## Rows from a dataset of charts and code
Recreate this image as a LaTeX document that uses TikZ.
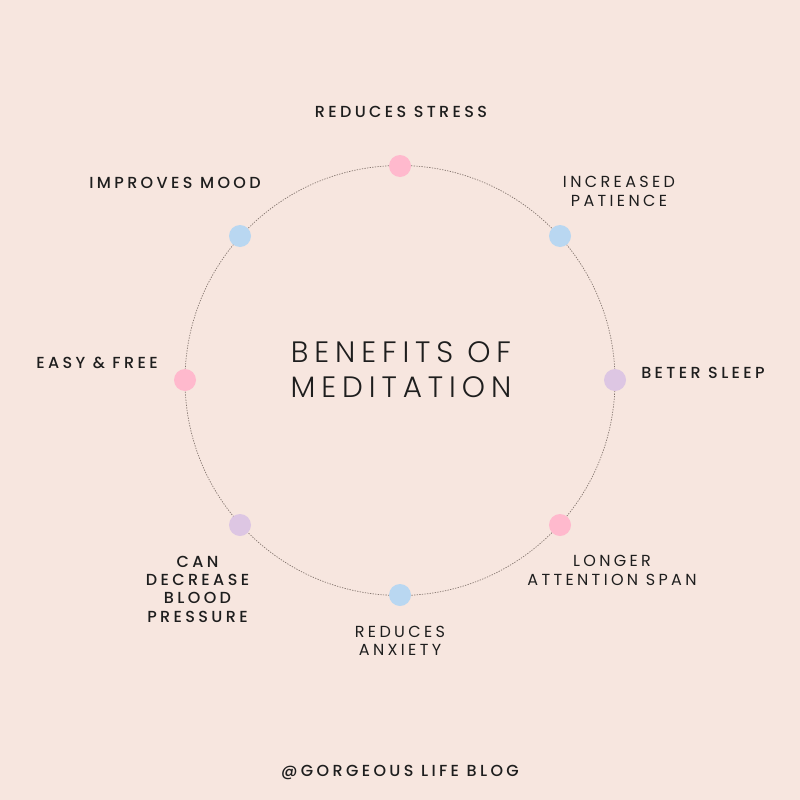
\documentclass[tikz,border=0pt]{standalone}
\usepackage{fontspec}
\setmainfont{Poppins}[UprightFont={* Medium},LetterSpace=21]
\newfontfamily\lightfont{Poppins}[LetterSpace=21]
\newfontfamily\titlefont{Poppins}[UprightFont={* Light},LetterSpace=20]
\definecolor{bg}{HTML}{F7E6DF}
\definecolor{dotpink}{HTML}{FFB9CD}
\definecolor{dotblue}{HTML}{B9D7F1}
\definecolor{dotlav}{HTML}{DDC6E3}
\definecolor{ink}{HTML}{1E1E1E}
\definecolor{ring}{HTML}{85766F}
\tikzset{
  dotnode/.style={circle,inner sep=0pt,minimum size=22pt,fill=#1},
  lbl/.style={text=ink,font=\fontsize{16}{18.3}\selectfont,align=center,inner sep=0pt},
  lbllight/.style={text=ink,font=\lightfont\fontsize{16}{18.3}\selectfont,align=center,inner sep=0pt},
}
\begin{document}
\begin{tikzpicture}[x=1pt,y=-1pt]
\fill[bg] (0,0) rectangle (800,800);
\useasboundingbox (0,0) rectangle (800,800);
\coordinate (c) at (400,380.5);
\draw[ring,line width=0.7pt,dash pattern=on 1.3pt off 1.3pt] (c) circle[radius=215];
\node[dotnode=dotpink] (d1) at (400,166) {};
\node[dotnode=dotblue] (d2) at (560,236) {};
\node[dotnode=dotlav] (d3) at (615,380) {};
\node[dotnode=dotpink] (d4) at (560,525) {};
\node[dotnode=dotblue] (d5) at (400,595) {};
\node[dotnode=dotlav] (d6) at (240,525) {};
\node[dotnode=dotpink] (d7) at (185,380) {};
\node[dotnode=dotblue] (d8) at (240,236) {};
\node[text=ink,font=\titlefont\fontsize{29.5}{35}\selectfont,align=center,inner sep=0pt] (title) at (401,370) {BENEFITS OF\\MEDITATION};
\node[lbl] (t1) at (401,111.5) {REDUCES STRESS};
\node[lbllight] (t2) at (619,191.5) {INCREASED\\PATIENCE};
\node[lbl] (t3) at (703,372.5) {BETER SLEEP};
\node[lbllight] (t4) at (612,570.5) {LONGER\\ATTENTION SPAN};
\node[lbllight] (t5) at (400,640.5) {REDUCES\\ANXIETY};
\node[lbl] (t6) at (197.5,589) {CAN\\DECREASE\\BLOOD\\PRESSURE};
\node[lbl] (t7) at (97,362.5) {EASY \& FREE};
\node[lbl] (t8) at (175,182.5) {IMPROVES MOOD};
\node[lbl] (foot) at (400,772.5) {@GORGEOUS LIFE BLOG};
\end{tikzpicture}
\end{document}
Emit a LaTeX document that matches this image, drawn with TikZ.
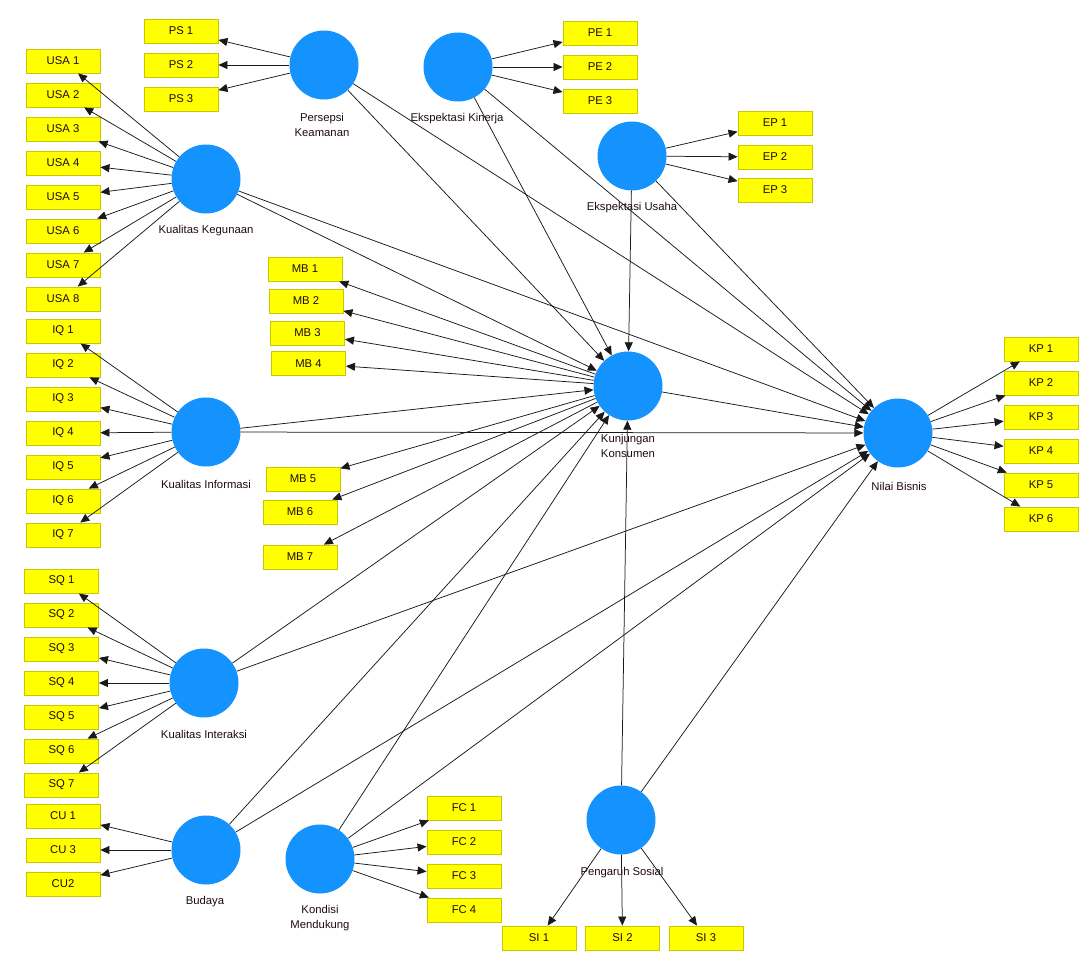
\documentclass[tikz,border=0pt]{standalone}
\usepackage{fontspec}
\setmainfont{Liberation Sans}
\usetikzlibrary{arrows.meta}
\definecolor{lvc}{RGB}{20,147,255}
\definecolor{indf}{RGB}{255,255,0}
\definecolor{indb}{RGB}{200,200,0}
\definecolor{txt}{RGB}{30,10,20}
\tikzset{
 lv/.style={circle, fill=lvc, minimum size=69pt, inner sep=0pt},
 mv/.style={rectangle, fill=indf, draw=indb, line width=0.9pt, minimum width=74pt, minimum height=24pt, inner sep=0pt, text=txt, font=\fontsize{11.3}{12}\selectfont},
 lab/.style={font=\fontsize{11.3}{15}\selectfont, align=center, inner sep=0pt, text=txt},
 arr/.style={-{Triangle[length=9pt,width=8pt]}, line width=0.75pt, draw=black!90},
}
\begin{document}
\begin{tikzpicture}[x=1pt,y=-1pt]
\useasboundingbox (0,0) rectangle (1084,956);
\fill[white] (0,0) rectangle (1084,956);

% latent variables
\node[lv] (PK) at (324,65) {};
\node[lv] (KK) at (206,179) {};
\node[lv] (EK) at (458,67) {};
\node[lv] (EU) at (632,156) {};
\node[lv] (KJ) at (628,386) {};
\node[lv] (NB) at (898,433) {};
\node[lv] (KI) at (206,432) {};
\node[lv] (KX) at (204,683) {};
\node[lv] (BU) at (206,850) {};
\node[lv] (KM) at (320,859) {};
\node[lv] (PS) at (621,820) {};

% indicators
\foreach \i/\y in {1/31,2/65,3/99} \node[mv] (mPS\i) at (181,\y) {PS \i};
\foreach \i/\y in {1/33,2/67,3/101} \node[mv] (mPE\i) at (600,\y) {PE \i};
\foreach \i/\y in {1/123,2/157,3/190} \node[mv] (mEP\i) at (775,\y) {EP \i};
\foreach \i in {1,...,8} \node[mv] (mUSA\i) at (63,{27+34*\i}) {USA \i};
\foreach \i in {1,...,7} \node[mv] (mIQ\i) at (63,{297+34*\i}) {IQ \i};
\foreach \i in {1,...,7} \node[mv] (mSQ\i) at (61.5,{547+34*\i}) {SQ \i};
\node[mv] (mCU1) at (63,816) {CU 1};
\node[mv] (mCU3) at (63,850) {CU 3};
\node[mv] (mCU2) at (63,884) {CU2};
\foreach \i in {1,...,6} \node[mv] (mKP\i) at (1041,{315+34*\i}) {KP \i};
\foreach \i in {1,...,4} \node[mv] (mFC\i) at (464,{774+34*\i}) {FC \i};
\foreach \i/\x in {1/539,2/622.5,3/706} \node[mv] (mSI\i) at (\x,938) {SI \i};
\node[mv] (mMB1) at (305,269) {MB 1};
\node[mv] (mMB2) at (306,301) {MB 2};
\node[mv] (mMB3) at (307.5,333) {MB 3};
\node[mv] (mMB4) at (308.5,363.5) {MB 4};
\node[mv] (mMB5) at (303,479) {MB 5};
\node[mv] (mMB6) at (300,512) {MB 6};
\node[mv] (mMB7) at (300,557) {MB 7};

% inner model
\foreach \s in {PK,KK,EK,EU,KI,KX,BU,KM,PS} {
  \draw[arr] (\s) -- (KJ);
  \draw[arr] (\s) -- (NB);
}
\draw[arr] (KJ) -- (NB);

% outer model
\foreach \i in {1,2,3} \draw[arr] (PK) -- (mPS\i);
\foreach \i in {1,2,3} \draw[arr] (EK) -- (mPE\i);
\foreach \i in {1,2,3} \draw[arr] (EU) -- (mEP\i);
\foreach \i in {1,...,8} \draw[arr] (KK) -- (mUSA\i);
\foreach \i in {1,...,7} \draw[arr] (KI) -- (mIQ\i);
\foreach \i in {1,...,7} \draw[arr] (KX) -- (mSQ\i);
\foreach \i in {1,3,2} \draw[arr] (BU) -- (mCU\i);
\foreach \i in {1,...,6} \draw[arr] (NB) -- (mKP\i);
\foreach \i in {1,...,4} \draw[arr] (KM) -- (mFC\i);
\foreach \i in {1,2,3} \draw[arr] (PS) -- (mSI\i);
\foreach \i in {1,...,7} \draw[arr] (KJ) -- (mMB\i);

% labels
\node[lab] (lPK) at (322,125) {Persepsi\\Keamanan};
\node[lab] (lKK) at (206,231) {Kualitas Kegunaan};
\node[lab] (lEK) at (457,119) {Ekspektasi Kinerja};
\node[lab] (lEU) at (632,208) {Ekspektasi Usaha};
\node[lab] (lKJ) at (628,445.5) {Kunjungan\\Konsumen};
\node[lab] (lNB) at (899,486) {Nilai Bisnis};
\node[lab] (lKI) at (206,484) {Kualitas Informasi};
\node[lab] (lKX) at (204,734) {Kualitas Interaksi};
\node[lab] (lBU) at (205,902) {Budaya};
\node[lab] (lKM) at (320,918.5) {Kondisi\\Mendukung};
\node[lab] (lPS) at (622,873) {Pengaruh Sosial};
\end{tikzpicture}
\end{document}
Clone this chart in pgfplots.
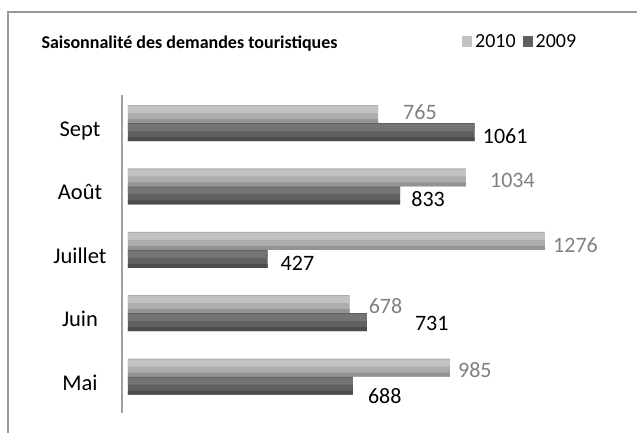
\documentclass[border=0pt]{standalone}
\usepackage{pgfplots}
\usepackage{pgfplotstable}
\pgfplotsset{compat=1.18}
\usepackage{fontspec}
\setmainfont{Carlito}

\definecolor{bar10}{HTML}{ADADAD}
\definecolor{bar10hi}{HTML}{C2C2C2}
\definecolor{bar10lo}{HTML}{939393}
\definecolor{bar09}{HTML}{606060}
\definecolor{bar09hi}{HTML}{747474}
\definecolor{bar09lo}{HTML}{4C4C4C}
\definecolor{lab10}{HTML}{808080}
\definecolor{framegray}{HTML}{999999}
\definecolor{axisgray}{HTML}{A0A0A0}

% y: 0=Mai ... 4=Sept ; dx/dy = decalage des etiquettes (pt)
\pgfplotstableread{
y v10 dx10 dy10 v09 dx09 dy09
0 985 8 6 688 15 -20
1 678 19 7 731 48 -10
2 1276 8 5 427 13 -13.5
3 1034 24 6 833 11 -12.5
4 765 25 11 1061 8 -13
}\saison

\begin{document}
\begin{tikzpicture}
\useasboundingbox (0,0) rectangle (637pt,432pt);
\begin{axis}[
    at={(122pt,19pt)}, anchor=south west,
    scale only axis,
    width=506pt, height=318pt,
    xmin=-18.35, xmax=1530,
    ymin=-0.576, ymax=4.442,
    axis x line=none,
    axis y line*=left,
    y axis line style={draw=axisgray, line width=1.2pt},
    xtick=\empty,
    ytick={0,...,4},
    yticklabels={Mai,Juin,Juillet,Août,Sept},
    major tick length=0pt,
    yticklabel style={anchor=base, xshift=-42pt, yshift=-13.5pt,
        font=\fontsize{22.5}{27}\selectfont},
    /pgf/number format/assume math mode=true,
    /pgf/number format/1000 sep={},
    legend columns=2,
    legend image code/.code={\path[draw=none, fill=none] (-7pt,0pt) -- (13pt,0pt);
        \fill[#1, draw=none] (0pt,-5.5pt) rectangle (10pt,5.5pt);},
    legend style={at={(0.658,1.167)}, anchor=west, draw=none, fill=none,
        inner sep=0pt, font=\fontsize{20}{24}\selectfont,
        nodes={inner sep=0pt}, column sep=0pt},
]
% 2010
\addplot[forget plot, xbar, bar width=18pt, bar shift=9pt, fill=bar10, draw=none,
    point meta=x, nodes near coords,
    visualization depends on={\thisrow{dx10} \as \dx},
    visualization depends on={\thisrow{dy10} \as \dy},
    every node near coord/.append style={anchor=west, inner sep=0pt,
        xshift=\dx pt, yshift=\dy pt, text=lab10,
        font=\fontsize{22}{26}\selectfont}]
    table[x=v10, y=y] {\saison};
\addplot[forget plot, xbar, bar width=7pt, bar shift=13.5pt, fill=bar10hi, draw=none]
    table[x=v10, y=y] {\saison};
\addplot[forget plot, xbar, bar width=4pt, bar shift=2pt, fill=bar10lo, draw=none]
    table[x=v10, y=y] {\saison};
% 2009
\addplot[forget plot, xbar, bar width=18pt, bar shift=-9pt, fill=bar09, draw=none,
    point meta=x, nodes near coords,
    visualization depends on={\thisrow{dx09} \as \dx},
    visualization depends on={\thisrow{dy09} \as \dy},
    every node near coord/.append style={anchor=west, inner sep=0pt,
        xshift=\dx pt, yshift=\dy pt, text=black,
        font=\fontsize{22}{26}\selectfont}]
    table[x=v09, y=y] {\saison};
\addplot[forget plot, xbar, bar width=7pt, bar shift=-4.5pt, fill=bar09hi, draw=none]
    table[x=v09, y=y] {\saison};
\addplot[forget plot, xbar, bar width=4pt, bar shift=-16pt, fill=bar09lo, draw=none]
    table[x=v09, y=y] {\saison};

\addlegendimage{fill=bar10hi}
\addlegendentry{2010}
\addlegendimage{fill=bar09}
\addlegendentry{2009}
\end{axis}
\node[anchor=base west, font=\bfseries\fontsize{18}{22}\selectfont]
    at (38pt,383pt) {Saisonnalité des demandes touristiques};
\draw[framegray, line width=2pt] (8pt,-5pt) -- (8pt,420pt) -- (645pt,420pt);
\end{tikzpicture}
\end{document}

## DESCRIPTION OF THE TASK
Within the listing above, extract exactly the lines that run from the one containing "Emit a LaTeX" through the one containing "(PS) at (621,820)", excluding any pictures.

## OUTPUT OF THE EXERCISE
Emit a LaTeX document that matches this image, drawn with TikZ.
\documentclass[tikz,border=0pt]{standalone}
\usepackage{fontspec}
\setmainfont{Liberation Sans}
\usetikzlibrary{arrows.meta}
\definecolor{lvc}{RGB}{20,147,255}
\definecolor{indf}{RGB}{255,255,0}
\definecolor{indb}{RGB}{200,200,0}
\definecolor{txt}{RGB}{30,10,20}
\tikzset{
 lv/.style={circle, fill=lvc, minimum size=69pt, inner sep=0pt},
 mv/.style={rectangle, fill=indf, draw=indb, line width=0.9pt, minimum width=74pt, minimum height=24pt, inner sep=0pt, text=txt, font=\fontsize{11.3}{12}\selectfont},
 lab/.style={font=\fontsize{11.3}{15}\selectfont, align=center, inner sep=0pt, text=txt},
 arr/.style={-{Triangle[length=9pt,width=8pt]}, line width=0.75pt, draw=black!90},
}
\begin{document}
\begin{tikzpicture}[x=1pt,y=-1pt]
\useasboundingbox (0,0) rectangle (1084,956);
\fill[white] (0,0) rectangle (1084,956);

% latent variables
\node[lv] (PK) at (324,65) {};
\node[lv] (KK) at (206,179) {};
\node[lv] (EK) at (458,67) {};
\node[lv] (EU) at (632,156) {};
\node[lv] (KJ) at (628,386) {};
\node[lv] (NB) at (898,433) {};
\node[lv] (KI) at (206,432) {};
\node[lv] (KX) at (204,683) {};
\node[lv] (BU) at (206,850) {};
\node[lv] (KM) at (320,859) {};
\node[lv] (PS) at (621,820) {};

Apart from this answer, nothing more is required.